If you live in a rural area you may have an onsite sewage system, like a septic tank. Then, pipes transfer wastewater from your home and discharge it to an underground vault. The simplest systems settle out solids with microorganisms that partially treat wastewater before the tank releases the liquids into the ground. When this process fails, septic systems can harm life downstream.
Local health departments and state agencies set rules for protecting people and waters from onsite sewage systems.
In densely developed areas, centralized treatment plants collect raw wastewater from your home. Untreated, the wastewater moves through a series of tanks that sequentially clean and disinfect it. Treatment facilities then discharge into our rivers or marine waters, including the Puget Sound, which are crucial waterways for Orcas and home to traditional fishing areas for tribal nations.
Under the federal Clean Water Act, EPA and Washington’s Department of Ecology issue permits that limit the amount of pollution allowed to be discharged in order protect human health and aquatic life, and to preserve cultural lifeways. When a facility violates those permit conditions, EPA and Ecology can impose fines and require corrective actions to fix their problems, as happened recently when King County’s West Point wastewater treatment plant released partially treated sewage to Puget Sound.

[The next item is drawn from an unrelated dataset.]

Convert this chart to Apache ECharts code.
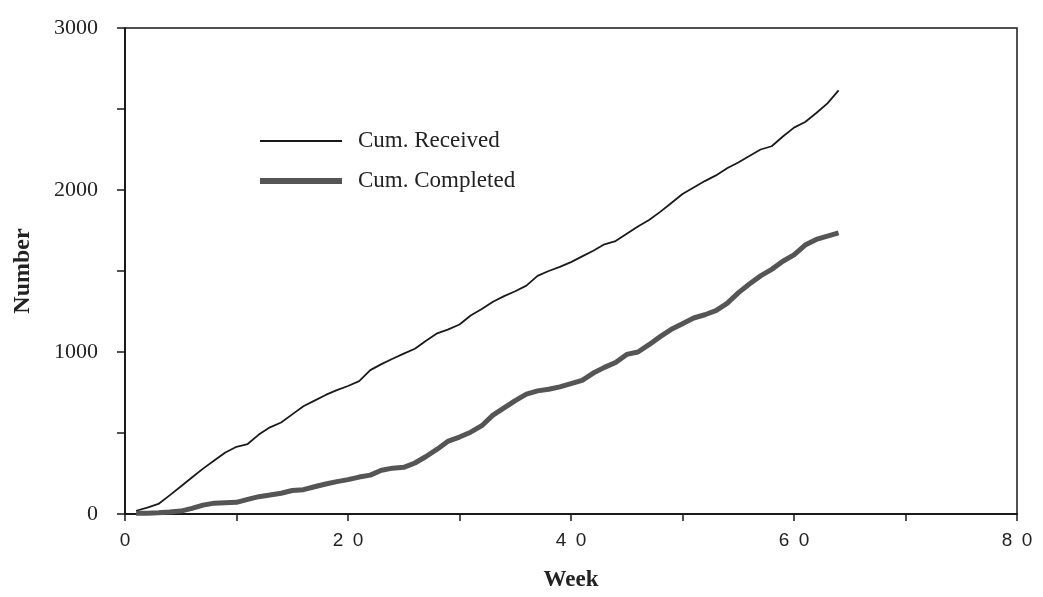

Mindy Roberts, WEC’s People for Puget Sound Director, once worked at the Donald C. Tillman Water Reclamation Plant in Los Angeles. The award-winning architectural beauty — a literal wastewater treatment plant — was even featured in Star Trek. Its impressive design features a breathtaking Japanese garden filled with lotus flowers, fish and ducks and demonstrates that treated wastewater can be a resource. It isn’t really waste at all, then — investing in wastewater facilities can be both functional, and add additional community value.
While we need to take better care of our existing sewage systems, we also need to be thinking of the years ahead. Our economy, our culture, and Washington’s beautiful environment draw people here, which means more demand on wastewater facilities built decades ago. Now is the time to prepare for the future generations of Washingtonians who deserve access to clean water and to respect the treaty rights of tribes.